В речи Гиммлера представлены все элементы сложного психодинамического механизма, основанного на отщеплении и проекции частей собственного Я, на котором зиждется, как мы уже смогли убедиться, вся «черная педагогика». Ее сторонники полагали, что ребенок должен быть внутренне стойким, и воспитывали в нем бессмысленную жестокость, призывали вытравишь из его души слабость, т.е. страх, отчаяние, сострадание, способность переживать и сопереживать, иначе говоря, хотели заблокировать всю эмоциональную сферу. С целью облегчить своим подданным борьбу против человеческого начала в них самих правители «Третьего рейха» представили им в качестве носителя самых отвратительных и опасных качеств (против которых в детстве боролись воспитатели) еврейский народ. Так называемый «истинный ариец» мог проявлять жестокость, чувствовать себя сильным, мужественным, принципиальным и морально чистоплотным человеком, напрочь избавленным от таких «дурных» свойств человеческой натуры, как спонтанное душевное волнение, только если все его детские страхи воплотятся в евреях. Тогда с ними можно будет каждый раз заново начинать ожесточенную борьбу, чувствуя за собой поддержку мощного отряда единомышленников.
По-моему, мы обречены жить в атмосфере, порождающей преступления такого масштаба до тех пор, пока не поймем их причины и психологический механизм.
Чем больше я занимаюсь анализом психодинамики людей с противоестественными наклонностями, тем сомнительнее мне кажется широко распространенная после войны версия, возлагавшая вину за холокост[4] на извращенное сознание узкой группы лиц. Ведь у них отсутствовали такие специфические признаки психопатии, как ощущение полной личной и социальной изоляции, стыд и отчаяние. Убийцы многих миллионов людей отнюдь не чувствовали себя изгоями, они занимали видное общественное положение, им не было стыдно за свои преступления, напротив, они даже гордились ими. Эйфория или полнейшее равнодушие — вот два наиболее характерных для них состояния души.

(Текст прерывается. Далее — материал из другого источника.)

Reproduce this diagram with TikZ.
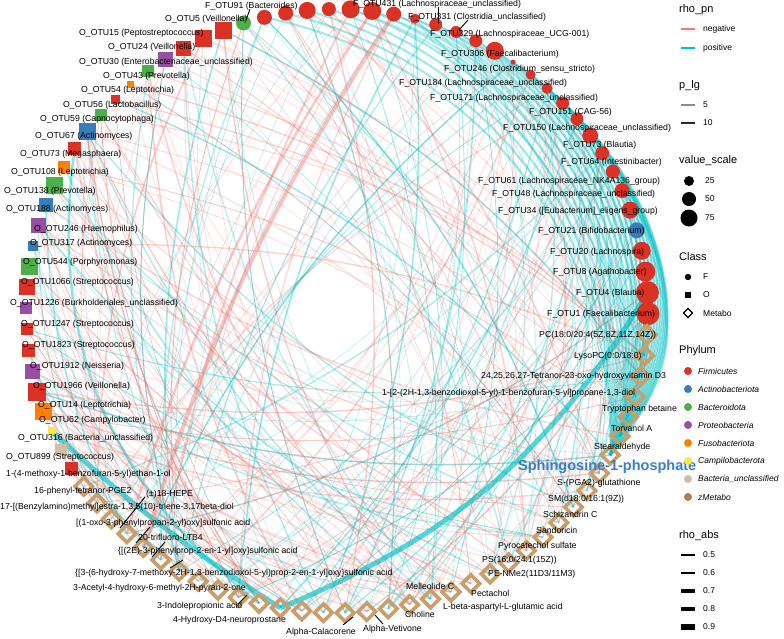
\documentclass[tikz,border=0pt]{standalone}
\usepackage{fontspec}
\setmainfont{Liberation Sans}
\usetikzlibrary{shapes.geometric}
\definecolor{negred}{HTML}{F8766D}
\definecolor{poscyan}{HTML}{00BFC4}
\definecolor{firm}{RGB}{220,50,38}
\definecolor{acti}{HTML}{377EB8}
\definecolor{bact}{HTML}{4DAF4A}
\definecolor{prot}{HTML}{984EA3}
\definecolor{fuso}{HTML}{FF7F00}
\definecolor{camp}{RGB}{245,235,60}
\definecolor{bunc}{RGB}{210,190,160}
\definecolor{zmet}{RGB}{175,125,80}
\definecolor{metab}{RGB}{200,158,108}
\definecolor{sphblue}{RGB}{58,125,200}

% arc between two ring positions, always bulging outwards
\newcommand{\netlink}[6]{%
  \pgfmathtruncatemacro\netd{mod(4*(#2-#1)+720,360)}%
  \ifnum\netd<180 \def\nets{1}\else\def\nets{-1}\fi
  \pgfmathsetmacro\netout{-\nets*#6}%
  \pgfmathsetmacro\netin{180+\nets*#6}%
  \draw[#3, line width=#4, draw opacity=#5] (p#1) to[out=\netout, in=\netin, relative] (p#2);%
}

\tikzset{
  fnode/.style={circle, inner sep=0pt, minimum size=#1},
  onode/.style={rectangle, inner sep=0pt, minimum size=#1},
  mnode/.style={diamond, aspect=1, draw=metab, line width=3.6pt, inner sep=0pt, minimum size=19},
  lab/.style={anchor=west, inner sep=0pt, font=\fontsize{8.7}{10}\selectfont},
  ttl/.style={anchor=west, inner sep=0pt, font=\fontsize{11}{13}\selectfont},
  itm/.style={anchor=west, inner sep=0pt, font=\fontsize{8.5}{10}\selectfont},
  leader/.style={line width=0.9pt},
}

\begin{document}
\begin{tikzpicture}[x=1pt,y=-1pt]
\useasboundingbox (0,0) rectangle (784,638);

% ring positions
\foreach \k in {0,...,89}
  \coordinate (p\k) at ({337+311*cos(4*\k-0.5)},{311-302*sin(4*\k-0.5)});

% correlation edges
\pgfmathsetseed{42}
\foreach \i in {1,...,300}{
  \pgfmathrandominteger{\ea}{0}{53}
  \pgfmathrandominteger{\eb}{54}{89}
  \pgfmathsetmacro\ew{0.5+1.1*rnd}
  \pgfmathsetmacro\eo{0.15+0.25*rnd}
  \pgfmathsetmacro\ep{rnd}
  \pgfmathtruncatemacro\ecy{((\ea<28) && (\ep<0.6)) || ((\ea>27) && (\ep<0.35)) ? 1 : 0}
  \ifnum\ecy=1 \def\ecol{poscyan}\else\def\ecol{negred}\fi
  \netlink{\ea}{\eb}{\ecol}{\ew}{\eo}{12}
}
\foreach \a in {6,...,26} \netlink{\a}{83}{poscyan}{2.2}{0.35}{40};
\foreach \a in {3,...,22} \netlink{\a}{84}{poscyan}{1.6}{0.3}{40};
\netlink{51}{65}{poscyan}{5}{0.65}{5}
\netlink{1}{65}{poscyan}{5}{0.65}{18}
\netlink{37}{64}{poscyan}{2.5}{0.45}{30}
\netlink{20}{58}{negred}{4}{0.45}{8}
\netlink{21}{57}{negred}{2.5}{0.4}{8}
\netlink{22}{59}{negred}{2}{0.35}{8}

% F nodes
\foreach \k/\s/\c in {0/23/firm,1/23/firm,2/20/firm,3/18/firm,4/16/acti,5/17/firm,
    6/15/firm,7/14/firm,8/14/firm,9/16/firm,10/13/firm,11/13/firm,12/11/firm,
    13/10/firm,14/5/firm,15/18/firm,16/13/firm,17/12/firm,18/13/firm,19/10/firm,
    20/15/firm,21/18/firm,22/18/firm,23/14/firm,24/17/firm,25/15/firm,26/15/firm,27/15/bact}
  \node[fnode=\s, fill=\c] (n\k) at (p\k) {};
% O nodes
\foreach \k/\s/\c in {28/17/firm,29/17/firm,30/15/firm,31/15/prot,32/12/bact,33/7/fuso,
    34/9/firm,35/12/bact,36/17/acti,37/13/firm,38/12/fuso,39/17/bact,40/14/acti,
    41/15/prot,42/10/acti,43/17/bact,44/16/firm,45/12/prot,46/12/firm,47/13/firm,
    48/15/prot,49/18/firm,50/17/fuso,51/8/camp,52/12/bunc,53/13/firm}
  \node[onode=\s, fill=\c] (n\k) at (p\k) {};
% metabolites
\foreach \k in {54,...,89}
  \node[mnode] (n\k) at (p\k) {};

% labels F
\node[lab] (tF1) at (547,314) {F\_OTU1 (Faecalibacterium)};
\node[lab] (tF4) at (576,293) {F\_OTU4 (Blautia)};
\node[lab] (tF8) at (553,272) {F\_OTU8 (Agathobacter)};
\node[lab] (tF20) at (550,252) {F\_OTU20 (Lachnospira)};
\node[lab] (tF21) at (538,231) {F\_OTU21 (Bifidobacterium)};
\node[lab] (tF34) at (498,211) {F\_OTU34 ([Eubacterium]\_eligens\_group)};
\node[lab] (tF48) at (492,194) {F\_OTU48 (Lachnospiraceae\_unclassified)};
\node[lab] (tF61) at (478,181) {F\_OTU61 (Lachnospiraceae\_NK4A136\_group)};
\node[lab] (tF64) at (561,162) {F\_OTU64 (Intestinibacter)};
\node[lab] (tF73) at (563,145) {F\_OTU73 (Blautia)};
\node[lab] (tF150) at (503,128) {F\_OTU150 (Lachnospiraceae\_unclassified)};
\node[lab] (tF151) at (529,112) {F\_OTU151 (CAG-56)};
\node[lab] (tF171) at (430,98) {F\_OTU171 (Lachnospiraceae\_unclassified)};
\node[lab] (tF184) at (399,83) {F\_OTU184 (Lachnospiraceae\_unclassified)};
\node[lab] (tF246) at (444,69) {F\_OTU246 (Clostridium\_sensu\_stricto)};
\node[lab] (tF306) at (441,54) {F\_OTU306 (Faecalibacterium)};
\node[lab] (tF329) at (430,34) {F\_OTU329 (Lachnospiraceae\_UCG-001)};
\node[lab] (tF331) at (408,17) {F\_OTU331 (Clostridia\_unclassified)};
\node[lab] (tF431) at (353,4) {F\_OTU431 (Lachnospiraceae\_unclassified)};
\node[lab] (tF91) at (205,6) {F\_OTU91 (Bacteroides)};
% labels O
\node[lab] (tO5) at (165,19) {O\_OTU5 (Veillonella)};
\node[lab] (tO15) at (79,33) {O\_OTU15 (Peptostreptococcus)};
\node[lab] (tO24) at (108,47) {O\_OTU24 (Veillonella)};
\node[lab] (tO30) at (79,62) {O\_OTU30 (Enterobacteriaceae\_unclassified)};
\node[lab] (tO43) at (103,76) {O\_OTU43 (Prevotella)};
\node[lab] (tO54) at (81,90) {O\_OTU54 (Leptotrichia)};
\node[lab] (tO56) at (63,105) {O\_OTU56 (Lactobacillus)};
\node[lab] (tO59) at (40,119) {O\_OTU59 (Capnocytophaga)};
\node[lab] (tO67) at (35,136) {O\_OTU67 (Actinomyces)};
\node[lab] (tO73) at (20,154) {O\_OTU73 (Megasphaera)};
\node[lab] (tO108) at (11,172) {O\_OTU108 (Leptotrichia)};
\node[lab] (tO138) at (4,191) {O\_OTU138 (Prevotella)};
\node[lab] (tO188) at (6,209) {O\_OTU188 (Actinomyces)};
\node[lab] (tO246) at (34,229) {O\_OTU246 (Haemophilus)};
\node[lab] (tO317) at (30,243) {O\_OTU317 (Actinomyces)};
\node[lab] (tO544) at (23,262) {O\_OTU544 (Porphyromonas)};
\node[lab] (tO1066) at (21,282) {O\_OTU1066 (Streptococcus)};
\node[lab] (tO1226) at (10,303) {O\_OTU1226 (Burkholderiales\_unclassified)};
\node[lab] (tO1247) at (21,324) {O\_OTU1247 (Streptococcus)};
\node[lab] (tO1823) at (22,345) {O\_OTU1823 (Streptococcus)};
\node[lab] (tO1912) at (30,366) {O\_OTU1912 (Neisseria)};
\node[lab] (tO1966) at (33,386) {O\_OTU1966 (Veillonella)};
\node[lab] (tO14) at (38,405) {O\_OTU14 (Leptotrichia)};
\node[lab] (tO62) at (39,420) {O\_OTU62 (Campylobacter)};
\node[lab] (tO316) at (18,438) {O\_OTU316 (Bacteria\_unclassified)};
\node[lab] (tO899) at (6,457) {O\_OTU899 (Streptococcus)};
% labels metabolites
\node[lab] (tm1) at (6,474) {1-(4-methoxy-1-benzofuran-5-yl)ethan-1-ol};
\node[lab] (tm2) at (34,491) {16-phenyl-tetranor-PGE2};
\node[lab] (tm3) at (146,494) {(±)18-HEPE};
\node[lab] (tm4) at (0,507) {17-[(Benzylamino)methyl]estra-1,3,5(10)-triene-3,17beta-diol};
\node[lab] (tm5) at (76,523) {[(1-oxo-3-phenylpropan-2-yl)oxy]sulfonic acid};
\node[lab] (tm6) at (138,537) {20-trifluoro-LTB4};
\node[lab] (tm7) at (118,551) {\{[(2E)-3-phenylprop-2-en-1-yl]oxy\}sulfonic acid};
\node[lab] (tm8) at (75,573) {\{[3-(6-hydroxy-7-methoxy-2H-1,3-benzodioxol-5-yl)prop-2-en-1-yl]oxy\}sulfonic acid};
\node[lab] (tm9) at (73,588) {3-Acetyl-4-hydroxy-6-methyl-2H-pyran-2-one};
\node[lab] (tm10) at (157,606) {3-Indolepropionic acid};
\node[lab] (tm11) at (173,620) {4-Hydroxy-D4-neuroprostane};
\node[lab] (tm12) at (286,632) {Alpha-Calacorene};
\node[lab] (tm13) at (363,629) {Alpha-Vetivone};
\node[lab] (tm14) at (405,614) {Choline};
\node[lab] (tm15) at (406,586) {Melleolide C};
\node[lab] (tm16) at (443,607) {L-beta-aspartyl-L-glutamic acid};
\node[lab] (tm17) at (471,593) {Pectachol};
\node[lab] (tm18) at (488,574) {PE-NMe2(11D3/11M3)};
\node[lab] (tm19) at (482,560) {PS(16:0/24:1(15Z))};
\node[lab] (tm20) at (498,546) {Pyrocatechol sulfate};
\node[lab] (tm21) at (536,530) {Sandoricin};
\node[lab] (tm22) at (543,514) {Schizandrin C};
\node[lab] (tm23) at (548,499) {SM(d18:0/16:1(9Z))};
\node[lab] (tm24) at (557,483) {S-(PGA2)-glutathione};
\node[lab, font=\fontsize{14.5}{16}\selectfont\bfseries, text=sphblue] (tm25) at (518,467) {Sphingosine-1-phosphate};
\node[lab] (tm26) at (594,447) {Stearaldehyde};
\node[lab] (tm27) at (611,428) {Torvanol A};
\node[lab] (tm28) at (602,409) {Tryptophan betaine};
\node[lab] (tm29) at (382,393) {1-[2-(2H-1,3-benzodioxol-5-yl)-1-benzofuran-5-yl]propane-1,3-diol};
\node[lab] (tm30) at (481,376) {24,25,26,27-Tetranor-23-oxo-hydroxyvitamin D3};
\node[lab] (tm31) at (574,356) {LysoPC(0:0/18:0)};
\node[lab] (tm32) at (539,335) {PC(18:0/20:4(5Z,8Z,11Z,14Z))};

% leader lines
\draw[leader] (250,9) -- (246,20);
\draw[leader] (438,7) -- (438,24);
\draw[leader] (468,20) -- (459,30);
\draw[leader] (145,497) -- (120,528);
\draw[leader] (150,527) -- (136,543);
\draw[leader] (165,542) -- (152,557);
\draw[leader] (183,560) -- (170,568);
\draw[leader] (247,595) -- (238,604);
\draw[leader] (353,617) -- (343,625);
\draw[leader] (375,615) -- (383,624);

% legend
\node[ttl] (lg1) at (679,10) {rho\_pn};
\draw[negred, line width=1.1pt] (681,29) -- (695,29);
\node[itm] at (703,29) {negative};
\draw[poscyan, line width=1.1pt] (681,48) -- (695,48);
\node[itm] at (703,48) {positive};
\node[ttl] (lg2) at (679,86) {p\_lg};
\draw[black!45, line width=1.1pt] (681,105) -- (695,105);
\node[itm] at (703,105) {5};
\draw[black!85, line width=1.1pt] (681,123) -- (695,123);
\node[itm] at (703,123) {10};
\node[ttl] (lg3) at (679,161) {value\_scale};
\fill (689,181) circle (5);
\node[itm] at (705,181) {25};
\fill (689,199) circle (7);
\node[itm] at (705,199) {50};
\fill (689,218) circle (8.5);
\node[itm] at (705,218) {75};
\node[ttl] (lg4) at (679,257) {Class};
\fill (688,277) circle (3.2);
\node[itm] at (703,277) {F};
\fill (685,292) rectangle (691,298);
\node[itm] at (703,295) {O};
\draw[line width=1.2pt] (688,308.5) -- (692.5,313) -- (688,317.5) -- (683.5,313) -- cycle;
\node[itm] at (703,313) {Metabo};
\node[ttl] (lg5) at (679,351) {Phylum};
\foreach \y/\c/\t in {371/firm/Firmicutes, 389/acti/Actinobacteriota, 407/bact/Bacteroidota,
    425/prot/Proteobacteria, 443/fuso/Fusobacteriota, 461/camp/Campilobacterota,
    479/bunc/Bacteria\_unclassified, 497/zmet/zMetabo}{
  \fill[\c] (688,\y) circle (4);
  \node[itm, font=\fontsize{8.5}{10}\selectfont\itshape] at (698,\y) {\t};
}
\node[ttl] (lg6) at (679,536) {rho\_abs};
\foreach \y/\w/\t in {555/1.6/0.5, 573/2.5/0.6, 591/3.4/0.7, 609/4.3/0.8, 627/5.2/0.9}{
  \draw[line width=\w pt] (681,\y) -- (695,\y);
  \node[itm] at (703,\y) {\t};
}
\end{tikzpicture}
\end{document}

Другие видят первопричину в преклонении немцев перед авторитетом верховной власти. С их выводом можно согласиться, но для понимания феномена холокоста этого явно недостаточно. Ведь в данной ситуации речь шла не просто о безоговорочном подчинении, но о выполнении приказов, которые не воспринимались как навязанные извне.
Человек, способный на глубокие чувства и переживания, не может по мановению волшебной палочки стать способным на массовые убийства. Однако «окончательное решение еврейского вопроса» было поручено мужчинам и женщинам, с младенчества избавленным от собственных чувств и приученным всем сердцем воспринимать желания родителей как свои собственные. Ведь в детстве они гордились закаленным характером, старались никогда не плакать, «с радостью» выполняли свои обязанности и не испытывали страха, т.е., в сущности, не имели внутреннего мира.
В своей книге «Wunschloses Ungluck» Петер Хандке (Peter Handake, 1975) описывает свою мать, покончившую с собой, когда ей был 51 год. Сострадание к матери и понимание ее поведения красной нитью проходят через все повествование. Читатель также постепенно понимает, почему ее сын так отчаянно ищет свои «Подлинные ощущения» («Ware Empfindungen» — название другой повести австрийского писателя). Истоки этого поиска скрыты в далеком детстве, когда мальчика убедили, что в такое тяжелое время его естественные чувства могут ухудшить болезненное состояние матери. Хандке следующим образом описывает моральный климат в своей родной деревне:
«Никто ничего не рассказывал о себе; даже раз в год, во время пасхальной исповеди, никто не решался излить душу и все невнятно бормотали заученные фразы из Катехизиса, в которых собственное Я представлялось человеку более чуждым, чем даже частица далекого лунного пейзажа. Если кто-либо вдруг начинал рассказывать о себе что-то серьезное, а не просто потешные истории, говорили, что он „себе на уме“. Религиозные обряды, местные обычаи и „добрые нравы“ настолько обезличивали человека и лишали его ответственности за собственную судьбу, что если у него и оставались какие-либо сугубо индивидуальные свойства, то вспоминал он о них только в отрывочных и бессвязных с снах. Выражение „он какой-то не такой, как все“ считалось чем-то вроде ругательства, и если кто-то жил без особой оглядки на других, к нему относились так, словно человек занимался каким-нибудь неблаговидным делом. Лишенные собственных чувств и знания подлинной истории своей жизни люди с годами начинали, подобно некоторым домашним животным, бояться всего нового, неизвестного. Они замыкались в себе и почти не открывали рот, а другие, уже не вполне в своем уме, орали на весь дом» (P. Handke, 1975, S.51, 52).